Master Spark Performance: Practical Tuning Tips and Real‑World Examples

Basic Concepts and Principles

Understanding Spark’s core architecture is a prerequisite for any performance optimization. Each host can run N workers, each worker can host M executors, and tasks are scheduled on executors. A stage groups parallel tasks; a shuffle marks a stage boundary.

CPU cores are allocated per executor; over‑provisioning cores without sufficient CPU utilization wastes resources. Adjusting the number of executors, cores per executor, or workers can improve CPU usage, but memory must be balanced to avoid spills or OOM.

Partitions define data slices; too few partitions cause large data per task and memory pressure, while too many increase overhead. Parallelism controls the default number of partitions for reduce‑type operations. Both are tuned via spark.default.parallelism or explicit partition arguments.

Practical Tuning Examples

Example 1: An EMR Spark job showed low CPU usage. Reducing cores per executor while increasing executor count and partition count raised CPU utilization and sped up processing.

Example 2: A job suffered OOM; increasing partition count reduced per‑task data size and, by decreasing executor parallelism, allocated more memory per task, mitigating OOM at the cost of slower execution.

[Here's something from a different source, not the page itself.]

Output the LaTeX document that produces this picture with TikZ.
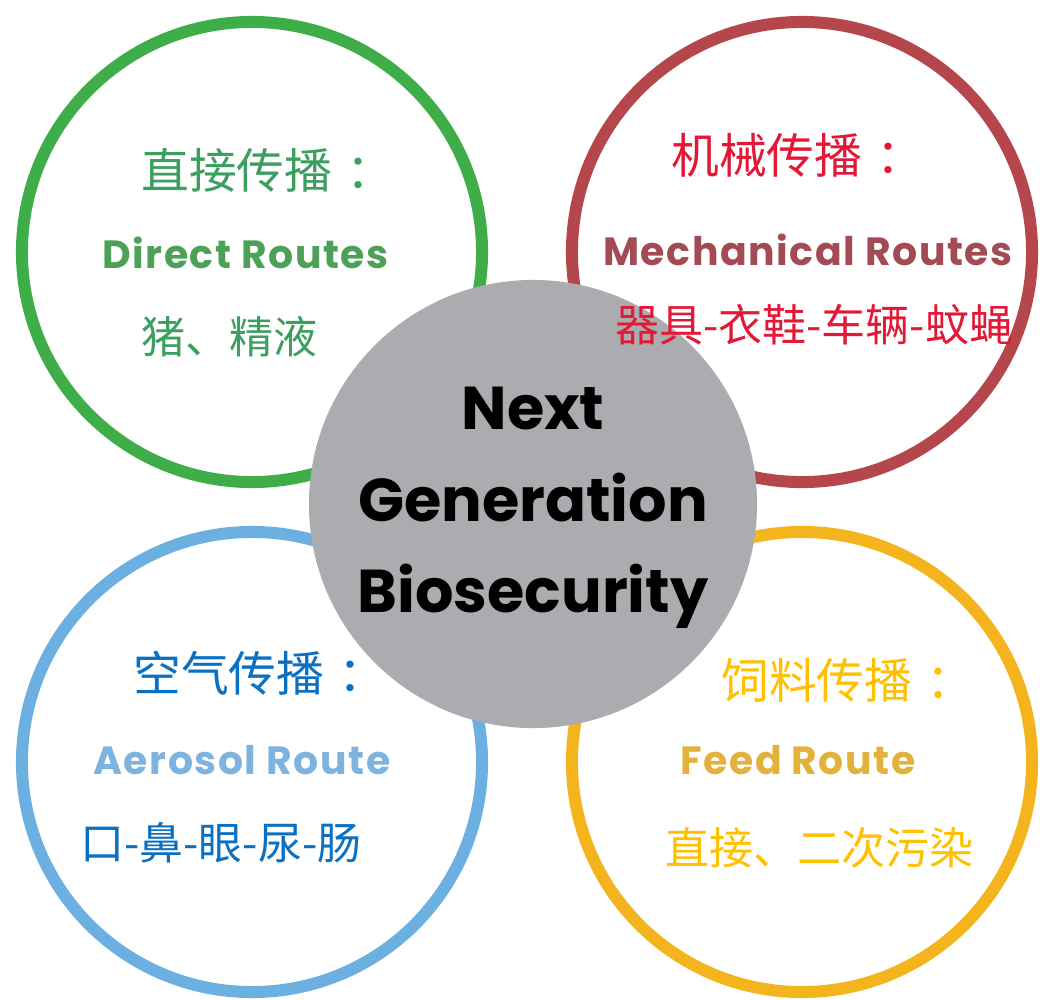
\documentclass[tikz,border=0pt]{standalone}
\usepackage{fontspec}
\usepackage{xcolor}
\newfontfamily\cjk{Noto Sans CJK SC}
\newfontfamily\routefont[LetterSpace=4]{Poppins}
\newfontfamily\hubfont{Poppins}
\newcommand{\cncolon}{\kern0.3em：}
\definecolor{ringgreen}{HTML}{3FAE49}
\definecolor{ringred}{HTML}{B4464C}
\definecolor{ringblue}{HTML}{6CB0E2}
\definecolor{ringyellow}{HTML}{F4B41E}
\definecolor{hubgray}{HTML}{ABACB0}
\definecolor{cngreen}{HTML}{3C9F5F}
\definecolor{engreen}{HTML}{4CA058}
\definecolor{cnred}{HTML}{E31837}
\definecolor{enred}{HTML}{A34B55}
\definecolor{cnblue}{HTML}{0A70C2}
\definecolor{enblue}{HTML}{7DB3DE}
\definecolor{cnyellow}{HTML}{FFC000}
\definecolor{enyellow}{HTML}{E3B23C}
\tikzstyle{ring} = [draw, circle, line width=0.3cm, minimum size=11.5cm, inner sep=0]
\tikzstyle{hub} = [circle, fill=hubgray, minimum size=11.2cm, inner sep=0]
\tikzstyle{cntitle} = [anchor=west, inner sep=0, font=\cjk\fontsize{34}{34}\selectfont]
\tikzstyle{cnitem} = [anchor=west, inner sep=0, font=\cjk\fontsize{31.3}{31.3}\selectfont]
\tikzstyle{route} = [anchor=west, inner sep=0, font=\routefont\bfseries\fontsize{28}{28}\selectfont]
\tikzstyle{hubtext} = [anchor=north, inner sep=0, align=center,
    font=\hubfont\bfseries\fontsize{43}{65}\selectfont]

\begin{document}
\begin{tikzpicture}[x=0.025cm, y=-0.025cm]
    \useasboundingbox[fill=white] (0,0) rectangle (1040,1000);
    \node [ring, ringgreen] (direct) at (252,252) {};
    \node [ring, ringred] (mech) at (802,252) {};
    \node [ring, ringblue] (aero) at (252,762) {};
    \node [ring, ringyellow] (feed) at (802,762) {};
    \node [hub] (nextgen) at (533,504) {};
    \node [hubtext] (nextgentext) at (533,387) {Next\\Generation\\Biosecurity};
    \node [cntitle, cngreen] (directcn) at (141,170) {直接传播\cncolon};
    \node [route, engreen] (directen) at (102,253) {Direct Routes};
    \node [cnitem, cngreen] (directitem) at (141,337) {猪、精液};
    \node [cntitle, cnred] (mechcn) at (671,155) {机械传播\cncolon};
    \node [route, enred] (mechen) at (603,250) {Mechanical Routes};
    \node [cnitem, cnred] (mechitem) at (615,325) {器具-衣鞋-车辆-蚊蝇};
    \node [cntitle, cnblue] (aerocn) at (133,673) {空气传播\cncolon};
    \node [route, enblue] (aeroen) at (93,760) {Aerosol Route};
    \node [cnitem, cnblue] (aeroitem) at (80,843) {口-鼻-眼-尿-肠};
    \node [cntitle, cnyellow] (feedcn) at (721,680) {饲料传播\cncolon};
    \node [route, enyellow] (feeden) at (680,760) {Feed Route};
    \node [cnitem, cnyellow] (feeditem) at (665,848) {直接、二次污染};
\end{tikzpicture}
\end{document}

Example 3: When input data is small but many tiny files are generated, reducing the number of partitions avoids unnecessary task creation.

Configuration Methods

Set environment variables for hardware‑related settings.

Pass command‑line arguments prefixed with double dashes for per‑run changes.

Configure programmatically via SparkConf inside the application.

Worker‑Executor Ratio Adjustments

Two common patterns:

Keep one executor per worker and increase the number of workers per host (e.g., SPARK_WORKER_INSTANCES), adjusting SPARK_WORKER_CORES accordingly.

Run a single worker per host and launch multiple executors inside it, setting spark.executor.cores and spark.executor.memory as fractions of the host’s resources.

On YARN, the spark.yarn.executor.memoryOverhead (default 10%) must be considered when calculating executor memory.

Memory Tuning

Java objects can occupy 2–5× the raw data size. Use cache and the Spark UI to monitor storage, or SizeEstimator for estimates. Enable -XX:+UseCompressedOops to shrink pointers.

Typical memory‑related errors include executor memory exceeding cluster limits and task scheduler warnings about insufficient resources.

Reduce‑side operations (e.g., reduceByKey, join) can be memory‑intensive; increasing parallelism or raising shuffle memory limits (often to 50% of executor memory) helps.

CPU and Parallelism

Set spark.default.parallelism or spark.default.parallelism to control task count; a rule of thumb is 2–3 tasks per CPU core.

Executor cores can be allocated exclusively or shared. Tests show exclusive core allocation can yield slightly better performance.

Serialization and Data Transfer

Java serialization is default but slow; Kryo offers better speed and compression when compatible.

Broadcast large read‑only variables (recommended when size > 20 KB) to avoid repeated shipping.

Data Locality

Prefer PROCESS_LOCAL , then NODE_LOCAL , RACK_LOCAL , and finally ANY . Spark’s spark.locality.wait governs how long it waits for a local slot before falling back.

File I/O Optimizations

Use columnar formats (Parquet, ORC) and read only required columns. When writing to S3 or HDFS, choose appropriate compression. Adjust coalesce to control output file count; too few or too many files hurt performance.

Task‑Level Optimizations

Enable speculation via spark.speculation to re‑run straggling tasks.

Minimize shuffle by designing joins that keep related keys on the same partition, or by reducing data size before shuffle (e.g., avoid groupByKey when possible).

Repartitioning can balance partition sizes but incurs shuffle overhead; monitor with rdd.partitions().size().

Distribute heavy resources (e.g., database connections) using mapPartitions to reuse them across tasks.

Code Example: Avoid Serializing Large Objects

Original code serializes the whole enclosing object:

rdd.map(r => {
    println(BackfillTypeIndex)
})

Refactor by extracting the variable before the closure:

val dereferencedVariable = this.BackfillTypeIndex
rdd.map(r => println(dereferencedVariable)) // "this" is not serialized

Mark large variables as @transient to exclude them from serialization.